Exercise:
Repeat the records below exactly, from the first line through the line containing "(0,0) rectangle (1164,818);", and leave out any pictures.

Given data:
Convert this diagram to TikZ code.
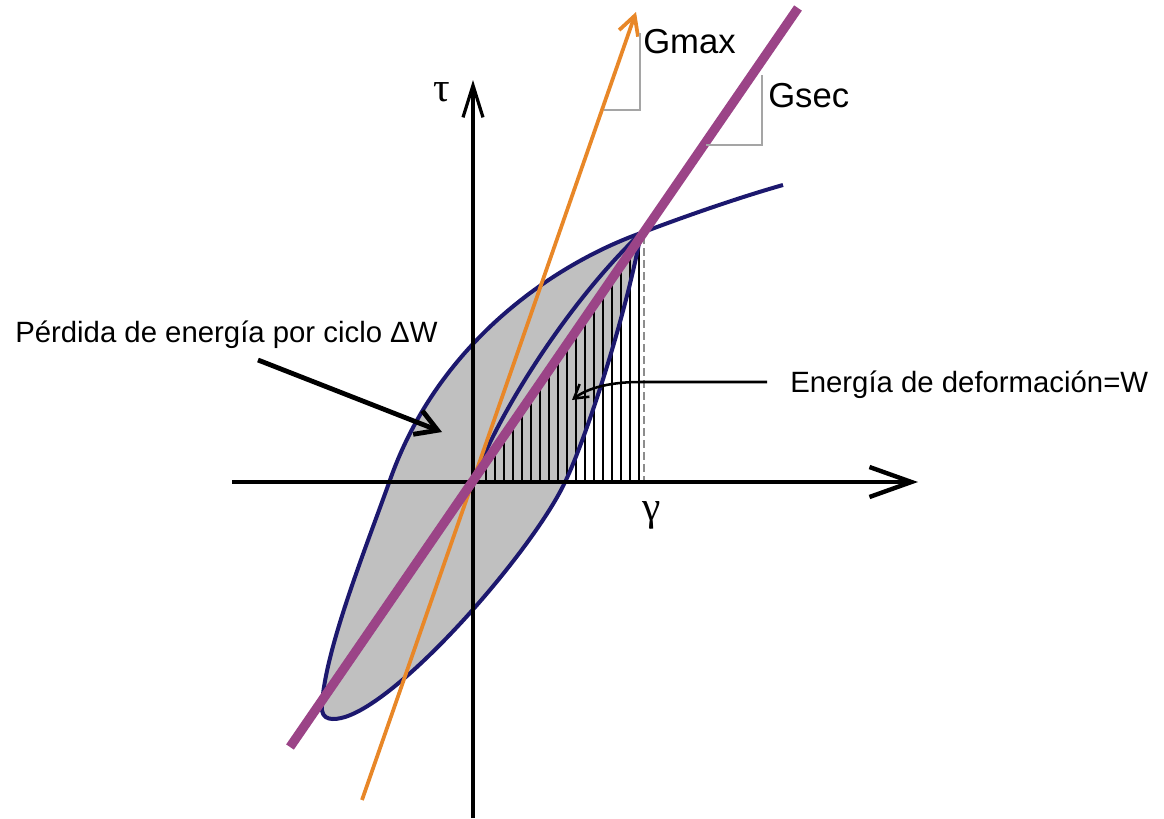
\documentclass[tikz,border=0pt]{standalone}
\usepackage{fontspec}
\setmainfont{Liberation Sans}
\newfontfamily\serifgreek{Liberation Serif}
\usetikzlibrary{arrows.meta}
\definecolor{loopblue}{RGB}{28,24,110}
\definecolor{loopgray}{RGB}{192,192,192}
\definecolor{gmaxorange}{RGB}{232,135,40}
\definecolor{gsecpurple}{RGB}{155,68,135}
\definecolor{slopegray}{RGB}{165,165,165}
\definecolor{dashgray}{RGB}{140,140,140}
\begin{document}
\begin{tikzpicture}[x=0.75pt,y=-0.75pt,
  lbl/.style={inner sep=0pt, font=\fontsize{22}{26}\selectfont},
  glbl/.style={inner sep=0pt, font=\fontsize{26}{30}\selectfont},
  greek/.style={inner sep=0pt, font=\serifgreek\fontsize{31}{34}\selectfont},
  loopline/.style={draw=loopblue, line width=3pt, line join=round},
  haxis/.style={black, line width=3.3pt, -{Straight Barb[length=31.5pt,width=22.5pt]}},
  vaxis/.style={black, line width=2.4pt, -{Straight Barb[length=24pt,width=15pt]}},
  gmaxline/.style={gmaxorange, line width=2.8pt, -{Straight Barb[length=14pt,width=15pt]}},
  gsecline/.style={gsecpurple, line width=7pt},
  hatchline/.style={black, line width=1.8pt},
  dashline/.style={dashgray, line width=1.8pt, dash pattern=on 6pt off 3pt},
  slopeline/.style={slopegray, line width=2.2pt},
  bigarrow/.style={black, line width=3.6pt, -{Straight Barb[length=16pt,width=19pt]}},
  thinarrow/.style={black, line width=1.9pt, -{Straight Barb[length=10pt,width=12pt]}}
]
\useasboundingbox (0,0) rectangle (1164,818);

% loop fill
\path[fill=loopgray] (641,233) .. controls (560,262) and (440,338) .. (390,480)
  .. controls (365,550) and (325,650) .. (322,705)
  .. controls (320,722) and (335,720) .. (345,717)
  .. controls (405,698) and (535,548) .. (566,480)
  .. controls (585,440) and (625,320) .. (641,233) -- cycle;

% hatching under the secant
\foreach \x in {477,486,...,639} {
  \draw[hatchline] (\x,482) -- (\x,{482-(\x-473)*1.482});
}
\coordinate (dtop) at (644,236);
\coordinate (dbot) at (644,482);
\draw[dashline] (dtop) -- (dbot);

% loop outline
\draw[loopline] (641,233) .. controls (560,262) and (440,338) .. (390,480)
  .. controls (365,550) and (325,650) .. (322,705)
  .. controls (320,722) and (335,720) .. (345,717)
  .. controls (405,698) and (535,548) .. (566,480)
  .. controls (585,440) and (625,320) .. (641,233);
% backbone curve
\coordinate (O) at (473,482);
\coordinate (peak) at (641,233);
\coordinate (bbend) at (783,185);
\draw[loopline] (O) .. controls (495,420) and (565,305) .. (peak);
\draw[loopline] (peak) .. controls (670,222) and (730,200) .. (bbend);

% axes
\coordinate (xs) at (232,482);
\coordinate (xe) at (918,482);
\coordinate (ys) at (473,818);
\coordinate (ye) at (473,80);
\draw[haxis] (xs) -- (xe);
\draw[vaxis] (ys) -- (ye);

% Gmax and Gsec lines
\coordinate (os) at (362,800);
\coordinate (oe) at (636,12);
\draw[gmaxline] (os) -- (oe);
\coordinate (ps) at (290,747);
\coordinate (pe) at (798,8);
\draw[gsecline] (ps) -- (pe);

% slope triangles
\draw[slopeline] (604,110) -- (640,110) -- (640,33);
\draw[slopeline] (706,145) -- (762,145) -- (762,75);

% labels
\node[glbl, anchor=base west] (gmax) at (643,53) {Gmax};
\node[glbl, anchor=base west] (gsec) at (768,107) {Gsec};
\node[greek] (tau) at (442,92) {τ};
\node[greek] (gam) at (652,515) {γ};
\node[lbl, anchor=base west] (perd) at (15,342) {Pérdida de energía por ciclo ΔW};
\node[lbl, anchor=base west] (ener) at (790,392) {Energía de deformación=W};

% pointer arrows
\coordinate (pa1) at (258,360);
\coordinate (pa2) at (442,432);
\draw[bigarrow] (pa1) -- (pa2);
\coordinate (ea1) at (767,382);
\coordinate (ea2) at (640,382);
\coordinate (ea3) at (572,400);
\draw[thinarrow] (ea1) -- (ea2) .. controls (605,382) and (585,390) .. (ea3);
\end{tikzpicture}
\end{document}
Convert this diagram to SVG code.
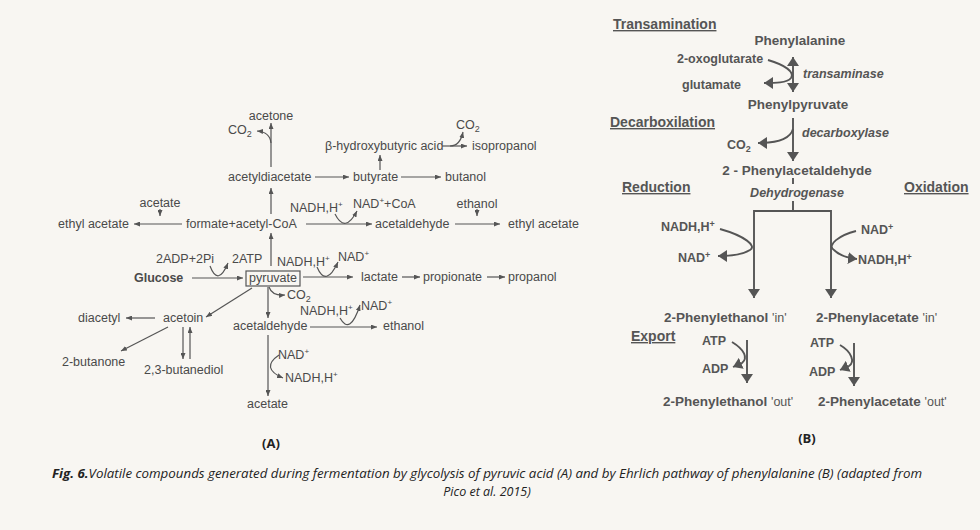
<svg xmlns="http://www.w3.org/2000/svg" width="980" height="530" viewBox="0 0 980 530">
<style>
.a{font-family:"Liberation Sans",Arial,sans-serif;font-size:12.5px;fill:#4a4a4a}
.b{font-family:"Liberation Sans",Arial,sans-serif;font-weight:bold;font-size:13.5px;fill:#555}
.bs{font-family:"Liberation Sans",Arial,sans-serif;font-weight:bold;font-size:12.5px;fill:#555}
.bi{font-family:"Liberation Sans",Arial,sans-serif;font-weight:bold;font-style:italic;font-size:12.5px;fill:#555}
.h{font-family:"Liberation Sans",Arial,sans-serif;font-weight:bold;font-size:14px;fill:#555;text-decoration:underline}
.n{font-weight:normal}
.la{fill:none;stroke:#555;stroke-width:1.2}
.lb{fill:none;stroke:#555;stroke-width:1.9}
.cap{font-family:"Open Sans","Liberation Sans",sans-serif;font-style:italic;font-size:12.5px;fill:#222}
.lab{font-family:"Open Sans","Liberation Sans",sans-serif;font-weight:bold;font-size:13px;fill:#222}
</style>
<defs>
<marker id="ma" viewBox="0 0 6 5" refX="6" refY="2.5" markerWidth="6" markerHeight="5" markerUnits="userSpaceOnUse" orient="auto"><path d="M0,0 L6,2.5 L0,5 z" fill="#555"/></marker>
<marker id="mb" viewBox="0 0 9 12" refX="9" refY="6" markerWidth="9" markerHeight="12" markerUnits="userSpaceOnUse" orient="auto-start-reverse"><path d="M0,0 L9,6 L0,12 z" fill="#555"/></marker>
</defs>
<rect width="980" height="530" fill="#f8f6f2"/>

<g id="panelA">
<g id="acetone"><text class="a" x="271" y="120" text-anchor="middle">acetone</text></g>
<g id="co2-a1"><text class="a" x="228" y="134">CO<tspan font-size="9" dy="3">2</tspan></text></g>
<g id="acetyldiacetate"><text class="a" x="228" y="181">acetyldiacetate</text></g>
<g id="butyrate"><text class="a" x="353" y="181">butyrate</text></g>
<g id="butanol"><text class="a" x="445" y="181">butanol</text></g>
<g id="hydroxybutyric"><text class="a" x="325" y="150">β-hydroxybutyric acid</text></g>
<g id="co2-a2"><text class="a" x="456" y="129">CO<tspan font-size="9" dy="3">2</tspan></text></g>
<g id="isopropanol"><text class="a" x="472" y="150">isopropanol</text></g>
<g id="acetate-1"><text class="a" x="160" y="207" text-anchor="middle">acetate</text></g>
<g id="ethylacetate-1"><text class="a" x="58" y="228">ethyl acetate</text></g>
<g id="acetylcoa"><text class="a" x="186" y="228">formate+acetyl-CoA</text></g>
<g id="nadh-a1"><text class="a" x="290" y="212">NADH,H<tspan font-size="8" dy="-5">+</tspan></text></g>
<g id="nad-a1"><text class="a" x="353" y="208">NAD<tspan font-size="8" dy="-5">+</tspan><tspan dy="5">+CoA</tspan></text></g>
<g id="acetaldehyde-1"><text class="a" x="375" y="228">acetaldehyde</text></g>
<g id="ethanol-1"><text class="a" x="477" y="208" text-anchor="middle">ethanol</text></g>
<g id="ethylacetate-2"><text class="a" x="508" y="228">ethyl acetate</text></g>
<g id="adp"><text class="a" x="156" y="263">2ADP+2Pi</text></g>
<g id="atp"><text class="a" x="232" y="263">2ATP</text></g>
<g id="glucose"><text class="a" x="134" y="282" font-weight="bold">Glucose</text></g>
<g id="pyruvate"><rect x="246" y="271" width="54" height="15" fill="none" stroke="#555" stroke-width="1.2"/><text class="a" x="273" y="282" text-anchor="middle">pyruvate</text></g>
<g id="nadh-a2"><text class="a" x="277" y="266">NADH,H<tspan font-size="8" dy="-5">+</tspan></text></g>
<g id="nad-a2"><text class="a" x="338" y="261">NAD<tspan font-size="8" dy="-5">+</tspan></text></g>
<g id="lactate"><text class="a" x="361" y="281">lactate</text></g>
<g id="propionate"><text class="a" x="423" y="281">propionate</text></g>
<g id="propanol"><text class="a" x="508" y="281">propanol</text></g>
<g id="co2-a3"><text class="a" x="287" y="299">CO<tspan font-size="9" dy="3">2</tspan></text></g>
<g id="acetaldehyde-2"><text class="a" x="233" y="330">acetaldehyde</text></g>
<g id="nadh-a3"><text class="a" x="300" y="315">NADH,H<tspan font-size="8" dy="-5">+</tspan></text></g>
<g id="nad-a3"><text class="a" x="361" y="310">NAD<tspan font-size="8" dy="-5">+</tspan></text></g>
<g id="ethanol-2"><text class="a" x="383" y="330">ethanol</text></g>
<g id="nad-a4"><text class="a" x="278" y="359">NAD<tspan font-size="8" dy="-5">+</tspan></text></g>
<g id="nadh-a4"><text class="a" x="285" y="382">NADH,H<tspan font-size="8" dy="-5">+</tspan></text></g>
<g id="acetate-2"><text class="a" x="247" y="408">acetate</text></g>
<g id="acetoin"><text class="a" x="163" y="322">acetoin</text></g>
<g id="diacetyl"><text class="a" x="78" y="322">diacetyl</text></g>
<g id="butanone"><text class="a" x="62" y="366">2-butanone</text></g>
<g id="butanediol"><text class="a" x="144" y="374">2,3-butanediol</text></g>
<g id="labelA"><text class="lab" x="271" y="448" text-anchor="middle">(A)</text></g>
</g>

<g id="panelB">
<g id="h-trans"><text class="h" x="613" y="29">Transamination</text></g>
<g id="phenylalanine"><text class="b" x="800" y="45" text-anchor="middle">Phenylalanine</text></g>
<g id="oxoglutarate"><text class="bs" x="677" y="63">2-oxoglutarate</text></g>
<g id="glutamate"><text class="bs" x="682" y="89">glutamate</text></g>
<g id="transaminase"><text class="bi" x="803" y="78">transaminase</text></g>
<g id="phenylpyruvate"><text class="b" x="798" y="109" text-anchor="middle">Phenylpyruvate</text></g>
<g id="h-decarb"><text class="h" x="610" y="127">Decarboxilation</text></g>
<g id="decarboxylase"><text class="bi" x="802" y="137">decarboxylase</text></g>
<g id="co2-b"><text class="bs" x="727" y="149">CO<tspan font-size="9" dy="3">2</tspan></text></g>
<g id="phenylacetaldehyde"><text class="b" x="797" y="175" text-anchor="middle">2 - Phenylacetaldehyde</text></g>
<g id="h-red"><text class="h" x="622" y="192">Reduction</text></g>
<g id="h-ox"><text class="h" x="904" y="192">Oxidation</text></g>
<g id="dehydrogenase"><text class="bi" x="797" y="197" text-anchor="middle" font-size="11.5">Dehydrogenase</text></g>
<g id="nadh-b1"><text class="bs" x="661" y="231">NADH,H<tspan font-size="9" dy="-4">+</tspan></text></g>
<g id="nad-b1"><text class="bs" x="678" y="262">NAD<tspan font-size="9" dy="-4">+</tspan></text></g>
<g id="nad-b2"><text class="bs" x="861" y="234">NAD<tspan font-size="9" dy="-4">+</tspan></text></g>
<g id="nadh-b2"><text class="bs" x="858" y="264">NADH,H<tspan font-size="9" dy="-4">+</tspan></text></g>
<g id="pe-in"><text class="b" x="664" y="322">2-Phenylethanol <tspan class="n" font-size="12.5">'in'</tspan></text></g>
<g id="pa-in"><text class="b" x="816" y="322">2-Phenylacetate <tspan class="n" font-size="12.5">'in'</tspan></text></g>
<g id="h-export"><text class="h" x="631" y="341">Export</text></g>
<g id="atp-b1"><text class="bs" x="702" y="345">ATP</text></g>
<g id="adp-b1"><text class="bs" x="702" y="373">ADP</text></g>
<g id="atp-b2"><text class="bs" x="810" y="347">ATP</text></g>
<g id="adp-b2"><text class="bs" x="809" y="376">ADP</text></g>
<g id="pe-out"><text class="b" x="663" y="406">2-Phenylethanol <tspan class="n" font-size="12.5">'out'</tspan></text></g>
<g id="pa-out"><text class="b" x="818" y="406">2-Phenylacetate <tspan class="n" font-size="12.5">'out'</tspan></text></g>
<g id="labelB"><text class="lab" x="807" y="443" text-anchor="middle">(B)</text></g>
</g>

<g id="connectors">
<g class="la" marker-end="url(#ma)">
<path d="M271,167 L271,123"/>
<path d="M271,143 Q270,132 257,131"/>
<path d="M271,214 L271,188"/>
<path d="M315,177 L349,177"/>
<path d="M401,177 L441,177"/>
<path d="M380,170 L380,155"/>
<path d="M442,146 L467,146"/>
<path d="M450,146 Q460,146 463,132"/>
<path d="M182,224 L134,224"/>
<path d="M160,209 L160,216"/>
<path d="M306,224 L372,224"/>
<path d="M335,214 Q345,234 357,211"/>
<path d="M477,209 L477,216"/>
<path d="M455,224 L500,224"/>
<path d="M192,278 L243,278"/>
<path d="M210,266 Q218,287 228,263"/>
<path d="M271,266 L271,233"/>
<path d="M303,277 L353,277"/>
<path d="M317,267 Q326,288 338,262"/>
<path d="M402,277 L420,277"/>
<path d="M487,277 L505,277"/>
<path d="M269,287 Q272,296 285,295"/>
<path d="M268,287 L268,318"/>
<path d="M310,327 L377,327"/>
<path d="M340,318 Q350,336 360,305"/>
<path d="M268,335 L268,396"/>
<path d="M279,355 Q260,368 283,378"/>
<path d="M252,288 L206,317"/>
<path d="M155,318 L126,318"/>
<path d="M168,327 L121,351"/>
<path d="M183,327 L183,359"/>
<path d="M190,359 L190,327"/>
</g>
<g class="lb">
<path d="M793,57 L793,92" marker-start="url(#mb)" marker-end="url(#mb)"/>
<path d="M768,60 C785,65 795,72 791,78 C787,83 775,83 764,83" marker-end="url(#mb)"/>
<path d="M793,118 L793,161" marker-end="url(#mb)"/>
<path d="M793,129 C790,140 775,143 758,143" marker-end="url(#mb)"/>
<path d="M793,178 L793,184"/>
<path d="M793,201 L793,211 M754,211 L831,211"/>
<path d="M754,210 L754,298" marker-end="url(#mb)"/>
<path d="M831,210 L831,298" marker-end="url(#mb)"/>
<path d="M720,229 C745,236 757,246 750,250 C742,255 730,256 718,256" marker-end="url(#mb)"/>
<path d="M856,231 C840,235 826,245 834,250 C840,256 848,258 857,259" marker-end="url(#mb)"/>
<path d="M747,340 L747,383" marker-end="url(#mb)"/>
<path d="M732,342 C745,350 748,358 742,363 L733,367" marker-end="url(#mb)"/>
<path d="M854,343 L854,386" marker-end="url(#mb)"/>
<path d="M840,345 C852,352 855,362 849,366 L840,370" marker-end="url(#mb)"/>
</g>
</g>

<g id="caption">
<text class="cap" x="487" y="478" text-anchor="middle" textLength="870" lengthAdjust="spacingAndGlyphs"><tspan font-weight="bold">Fig. 6.</tspan>Volatile compounds generated during fermentation by glycolysis of pyruvic acid (A) and by Ehrlich pathway of phenylalanine (B) (adapted from</text>
<text class="cap" x="487" y="496" text-anchor="middle">Pico et al. 2015)</text>
</g>
</svg>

Reply:
Convert this diagram to TikZ code.
\documentclass[tikz,border=0pt]{standalone}
\usepackage{fontspec}
\setmainfont{Liberation Sans}
\newfontfamily\serifgreek{Liberation Serif}
\usetikzlibrary{arrows.meta}
\definecolor{loopblue}{RGB}{28,24,110}
\definecolor{loopgray}{RGB}{192,192,192}
\definecolor{gmaxorange}{RGB}{232,135,40}
\definecolor{gsecpurple}{RGB}{155,68,135}
\definecolor{slopegray}{RGB}{165,165,165}
\definecolor{dashgray}{RGB}{140,140,140}
\begin{document}
\begin{tikzpicture}[x=0.75pt,y=-0.75pt,
  lbl/.style={inner sep=0pt, font=\fontsize{22}{26}\selectfont},
  glbl/.style={inner sep=0pt, font=\fontsize{26}{30}\selectfont},
  greek/.style={inner sep=0pt, font=\serifgreek\fontsize{31}{34}\selectfont},
  loopline/.style={draw=loopblue, line width=3pt, line join=round},
  haxis/.style={black, line width=3.3pt, -{Straight Barb[length=31.5pt,width=22.5pt]}},
  vaxis/.style={black, line width=2.4pt, -{Straight Barb[length=24pt,width=15pt]}},
  gmaxline/.style={gmaxorange, line width=2.8pt, -{Straight Barb[length=14pt,width=15pt]}},
  gsecline/.style={gsecpurple, line width=7pt},
  hatchline/.style={black, line width=1.8pt},
  dashline/.style={dashgray, line width=1.8pt, dash pattern=on 6pt off 3pt},
  slopeline/.style={slopegray, line width=2.2pt},
  bigarrow/.style={black, line width=3.6pt, -{Straight Barb[length=16pt,width=19pt]}},
  thinarrow/.style={black, line width=1.9pt, -{Straight Barb[length=10pt,width=12pt]}}
]
\useasboundingbox (0,0) rectangle (1164,818);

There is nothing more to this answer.